> [Requirements]:
Repeat the lines of the data that follow, please, starting at the first and stopping after the one with "import numpy as np".

⁂

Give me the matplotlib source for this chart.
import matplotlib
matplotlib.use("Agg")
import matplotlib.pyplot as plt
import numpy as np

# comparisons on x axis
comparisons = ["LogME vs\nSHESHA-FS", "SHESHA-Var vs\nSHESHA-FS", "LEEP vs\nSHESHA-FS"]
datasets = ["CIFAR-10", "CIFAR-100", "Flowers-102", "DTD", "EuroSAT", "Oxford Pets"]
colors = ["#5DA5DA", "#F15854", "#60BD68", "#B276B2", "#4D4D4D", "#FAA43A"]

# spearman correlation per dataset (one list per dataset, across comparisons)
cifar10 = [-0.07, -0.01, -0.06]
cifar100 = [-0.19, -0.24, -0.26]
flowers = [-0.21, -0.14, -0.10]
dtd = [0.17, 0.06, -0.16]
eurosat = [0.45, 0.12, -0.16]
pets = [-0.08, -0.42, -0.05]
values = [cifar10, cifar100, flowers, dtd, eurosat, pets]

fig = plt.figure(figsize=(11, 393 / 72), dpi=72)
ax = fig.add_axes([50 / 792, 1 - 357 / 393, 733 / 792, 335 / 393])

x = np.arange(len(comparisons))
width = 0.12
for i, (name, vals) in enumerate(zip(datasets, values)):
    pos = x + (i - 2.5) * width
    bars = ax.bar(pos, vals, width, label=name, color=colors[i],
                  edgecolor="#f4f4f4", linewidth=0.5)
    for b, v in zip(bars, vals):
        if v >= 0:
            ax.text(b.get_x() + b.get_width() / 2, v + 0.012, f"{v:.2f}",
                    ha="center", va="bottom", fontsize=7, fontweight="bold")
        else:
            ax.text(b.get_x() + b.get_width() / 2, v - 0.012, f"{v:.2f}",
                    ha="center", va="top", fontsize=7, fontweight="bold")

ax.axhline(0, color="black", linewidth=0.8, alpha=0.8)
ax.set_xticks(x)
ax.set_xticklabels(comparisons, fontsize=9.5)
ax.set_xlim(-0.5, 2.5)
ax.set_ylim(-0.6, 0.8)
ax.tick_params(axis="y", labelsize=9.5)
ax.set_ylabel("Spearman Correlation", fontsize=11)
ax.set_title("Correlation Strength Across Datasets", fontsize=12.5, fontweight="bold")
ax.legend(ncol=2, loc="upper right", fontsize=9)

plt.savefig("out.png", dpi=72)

⁂

> [Task result]:
Give me the matplotlib source for this chart.
import matplotlib
matplotlib.use("Agg")
import matplotlib.pyplot as plt
import numpy as np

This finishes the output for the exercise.